I have seen NV_UFLUSH_L2_FLUSH_DIRTY and MEM_OP_D_OPERATION_L2_FLUSH_DIRTY in NVIDIA Driver.
I have found this in one of the drivers, 390.48. I checked it is available on later versions as well (470, open-source drivers as well).
For example, one of the file that contains this definition is clc06f.h inside kernel/nvidia-uvm folder.
I wonder if these definitions can be utilized to flush dirty lines in GPU L2 cache.
Also if possible, how can I use them in my program?
Currently, there isn’t any method in CUDA to flush L2 cache lines. If you have questions about the GPU linux driver, there is a separate forum for that.
Since the L2 is a device-wide proxy for GPU DRAM memory (logical local and global spaces), its not immediately obvious to me why flushing the L2 would be needed.
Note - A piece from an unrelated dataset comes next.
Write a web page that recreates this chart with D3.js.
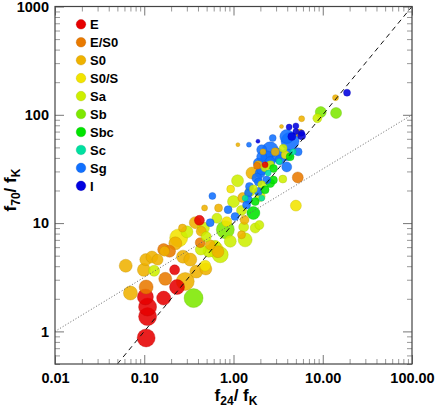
<!DOCTYPE html>
<html lang="en">
<head>
<meta charset="UTF-8">
<script src="https://cdnjs.cloudflare.com/ajax/libs/d3/7.8.5/d3.min.js"></script>
<style>
  body { margin: 0; background: #fff; }
  text { font-family: "Liberation Sans", Arial, sans-serif; font-weight: bold; fill: #000; }
</style>
</head>
<body>
<svg></svg>
<script>
// morphological types and their colours
var types = ["E","E/S0","S0","S0/S","Sa","Sb","Sbc","Sc","Sg","I"];
var typeColors = ["#e60000","#e97a00","#efb200","#f2e400","#cdef00","#7de800","#00e400","#00e0a0","#1070ff","#0000e0"];

// galaxies: f24/fK, f70/fK, symbol size, type index
var f24 = [0.105,0.109,0.109,0.103,0.165,0.233,0.219,0.105,0.172,0.070,
  0.062,0.357,0.099,0.129,0.104,0.122,0.141,0.165,0.169,0.192,
  0.223,0.243,0.272,0.328,0.288,0.383,0.482,0.301,0.268,0.373,
  0.415,0.548,0.474,0.435,0.424,0.43,0.53,0.548,0.495,0.624,
  0.652,1.12,1.49,1.88,0.58,0.93,1.11,1.0,1.27,1.35,
  1.47,1.54,1.61,1.83,1.51,1.99,2.07,1.67,1.04,0.87,
  1.23,1.33,1.30,1.23,1.35,1.95,2.58,3.57,5.25,5.0,
  0.81,0.84,0.62,0.71,0.92,0.49,5.8,8.7,9.5,14.1,
  13.9,18.7,3.45,4.2,5.0,5.5,4.3,4.5,5.8,2.75,
  2.58,3.05,2.93,2.35,2.07,2.14,3.8,4.67,5.3,3.6,
  3.33,2.58,3.25,2.26,1.9,2.26,2.8,1.9,1.47,3.95,
  3.96,5.0,5.8,3.96,1.9,2.58,2.8,2.07,1.83,2.35,
  2.07,2.45,4.31,1.9,2.26,1.99,1.75,1.4,0.68,0.46,
  1.75,0.67,2.07,1.67];
var f70 = [0.87,1.37,1.68,2.08,2.03,2.57,3.7,2.57,3.06,2.26,
  4.04,2.03,3.7,3.63,4.6,4.86,4.6,5.7,5.5,5.5,
  6.5,7.3,4.9,4.6,2.89,3.57,4.04,8.3,9.0,10.1,
  10.6,10.1,13.8,8.4,6.6,5.7,5.5,6.3,7.5,5.7,
  11.1,53,53,57,17.8,20.6,24.6,15.8,17.2,17.0,
  19.0,19.6,29,33.8,21.8,29,17.0,12.4,11.5,13.3,
  13.1,10.7,9.2,7.8,7.0,9.6,23.4,25.5,26.4,14.5,
  8.7,10.3,6.1,5.1,6.8,3.77,92,93,106,104,
  144,160,78,77,79,68,57,63,64,61,
  47.5,42.7,45.5,41,47.5,45.5,42.7,45.5,45.5,49,
  38.4,37,37,34.5,34.5,32.4,25,24,16.4,33,
  63,70,68,42.7,35.8,34.5,32,31,26,25,
  22.6,29,41,19.6,20.3,17.6,15.8,14.7,13.8,9.0,
  9.0,5.45,41,20.7];
var size = [9,9,9,8,7,7.5,5,7,6.5,7,
  6.5,9.5,6.5,5.5,6,6,5.5,6,5,6,
  6.5,9,6.5,6.5,9,6.5,5.5,6,4,6,
  5,4,3,5,5,5.5,6,5,5,8,
  5,2,2.5,2,3.5,4,6,6,5,3,
  4,5,6,3.5,4,5,3,6.5,4,4,
  5,4.5,5,4,7,4.5,4.5,4,5.5,5.5,
  9,5,6,8,6,6,3,4.5,5.5,5.5,
  3,3.5,2,3,3,4,9,4,4,3.5,
  8,7,4,6,5,3,4,3,4,4,
  5,5,3,3,4,4,4,4,4,5,
  7,3,3,6,5,4,4,5,5,4,
  4,3,4,4,4,5,4,4,4,6,
  5,6,5,4];
var type = [0,0,0,0,0,0,0,1,1,2,
  2,5,2,4,2,2,2,1,2,1,
  2,3,2,2,2,2,3,4,2,2,
  0,8,2,2,1,4,4,2,4,3,
  4,2,8,9,8,3,4,4,2,7,
  8,4,2,1,8,8,7,6,8,8,
  4,2,4,2,4,4,6,4,1,3,
  5,3,4,4,4,2,2,4,5,5,
  2,9,2,9,9,2,8,9,9,8,
  8,8,2,8,8,2,3,7,8,4,
  8,8,7,0,2,4,6,8,8,8,
  8,9,9,8,8,4,6,8,8,8,
  4,7,6,8,6,4,6,8,2,4,
  4,2,8,4];

var xTicks = [0.01,0.1,1,10,100];
var xTickLabels = ["0.01","0.10","1.00","10.00","100.00"];
var yTicks = [1,10,100,1000];
var yTickLabels = ["1","10","100","1000"];

// reference lines: f70 = 10 f24 (dashed), f70 = 10 sqrt(f24) (dotted)
var dashX = [0.05,100], dashY = [0.5,1000];
var dotX = [0.01,100], dotY = [1,100];

var margin = {top: 6.5, right: 24, bottom: 46, left: 55},
    width = 436 - margin.left - margin.right,
    height = 410 - margin.top - margin.bottom;

var svg = d3.select("svg").attr("width", 436).attr("height", 410);
var g = svg.append("g").attr("transform", "translate(" + margin.left + "," + margin.top + ")");

var x = d3.scaleLog().domain([0.01,100]).range([0,width]);
var y = d3.scaleLog().domain([0.5,1000]).range([height,0]);
var r = d3.scaleLinear().domain([0,10]).range([0,10]);
var color = d3.scaleOrdinal().domain(d3.range(types.length)).range(typeColors);

var data = f24.map(function(d,i){ return {x: d, y: f70[i], s: size[i], t: type[i]}; });
data.sort(function(a,b){ return b.s - a.s; });

g.selectAll("circle.pt")
  .data(data)
  .enter().append("circle")
  .attr("class","pt")
  .attr("cx", function(d){ return x(d.x); })
  .attr("cy", function(d){ return y(d.y); })
  .attr("r", function(d){ return r(d.s); })
  .attr("fill", function(d){ return color(d.t); })
  .attr("fill-opacity", 0.88)
  .attr("stroke", function(d){ return d3.color(color(d.t)).darker(0.6); })
  .attr("stroke-opacity", 0.5)
  .attr("stroke-width", 0.7);

var line = d3.line().x(function(d){ return x(d[0]); }).y(function(d){ return y(d[1]); });
g.append("path").datum(d3.zip(dashX, dashY)).attr("d", line)
  .attr("fill","none").attr("stroke","#111").attr("stroke-width",1).attr("stroke-dasharray","5,4");
g.append("path").datum(d3.zip(dotX, dotY)).attr("d", line)
  .attr("fill","none").attr("stroke","#666").attr("stroke-width",1).attr("stroke-dasharray","1,2");

// axes: major and minor ticks on all four sides, pointing inward
var xMinor = x.ticks().filter(function(d){ return xTicks.indexOf(d) < 0; });
var yMinor = y.ticks().filter(function(d){ return yTicks.indexOf(d) < 0; });

function styleAxis(sel, col) {
  sel.select(".domain").remove();
  sel.selectAll("line").attr("stroke", col);
  sel.selectAll("text").style("font-size","14.5px").style("font-family",null);
}

g.append("g").attr("transform","translate(0," + height + ")")
  .call(d3.axisBottom(x).tickValues(xTicks).tickFormat(function(d,i){ return xTickLabels[i]; }).tickSize(-9).tickPadding(9))
  .call(styleAxis, "#777");
g.append("g").attr("transform","translate(0," + height + ")")
  .call(d3.axisBottom(x).tickValues(xMinor).tickFormat("").tickSize(-5)).call(styleAxis, "#999");
g.append("g")
  .call(d3.axisTop(x).tickValues(xTicks).tickFormat("").tickSize(-9)).call(styleAxis, "#777");
g.append("g")
  .call(d3.axisTop(x).tickValues(xMinor).tickFormat("").tickSize(-5)).call(styleAxis, "#999");

g.append("g")
  .call(d3.axisLeft(y).tickValues(yTicks).tickFormat(function(d,i){ return yTickLabels[i]; }).tickSize(-9).tickPadding(6))
  .call(styleAxis, "#777");
g.append("g")
  .call(d3.axisLeft(y).tickValues(yMinor).tickFormat("").tickSize(-5)).call(styleAxis, "#999");
g.append("g").attr("transform","translate(" + width + ",0)")
  .call(d3.axisRight(y).tickValues(yTicks).tickFormat("").tickSize(-9)).call(styleAxis, "#777");
g.append("g").attr("transform","translate(" + width + ",0)")
  .call(d3.axisRight(y).tickValues(yMinor).tickFormat("").tickSize(-5)).call(styleAxis, "#999");

g.append("rect").attr("width", width).attr("height", height)
  .attr("fill","none").attr("stroke","#444").attr("stroke-width",1.2);

// legend
var leg = g.selectAll("g.leg").data(types).enter().append("g")
  .attr("class","leg")
  .attr("transform", function(d,i){ return "translate(26," + (17.8 + i*17.95) + ")"; });
leg.append("circle").attr("r",4.8)
  .attr("fill", function(d,i){ return color(i); })
  .attr("stroke", function(d,i){ return d3.color(color(i)).darker(0.6); })
  .attr("stroke-opacity",0.5).attr("stroke-width",0.7);
leg.append("text").attr("x",9).attr("dy","0.36em").style("font-size","13px").text(function(d){ return d; });

// axis titles
var xt = svg.append("text").attr("x", 236).attr("y", 401).attr("text-anchor","middle").style("font-size","17px");
xt.append("tspan").text("f");
xt.append("tspan").attr("dy",4).style("font-size","12px").text("24");
xt.append("tspan").attr("dy",-4).text("/ f");
xt.append("tspan").attr("dy",4).style("font-size","12px").text("K");

var yt = svg.append("text").attr("transform","translate(16,190) rotate(-90)").attr("text-anchor","middle").style("font-size","17px");
yt.append("tspan").text("f");
yt.append("tspan").attr("dy",4).style("font-size","12px").text("70");
yt.append("tspan").attr("dy",-4).text("/ f");
yt.append("tspan").attr("dy",4).style("font-size","12px").text("K");
</script>
</body>
</html>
.cv Don’t cache and fetch again (consider cached system memory lines stale, fetch again).
The ld.cv load operation applied to a global System Memory address invalidates (discards) a matching L2 line and re-fetches the line on each new load.
For sm_70 and newer, there is also
no_allocate Do not allocate data to cache. This priority is suitable for streaming data.
Actually, I have tried these approaches.
no_allocate seems to be NOT supported for L2 caches. I have tried L2::no_allocate, but compilation failed.
I don’t want to access system memory, but the device DRAM.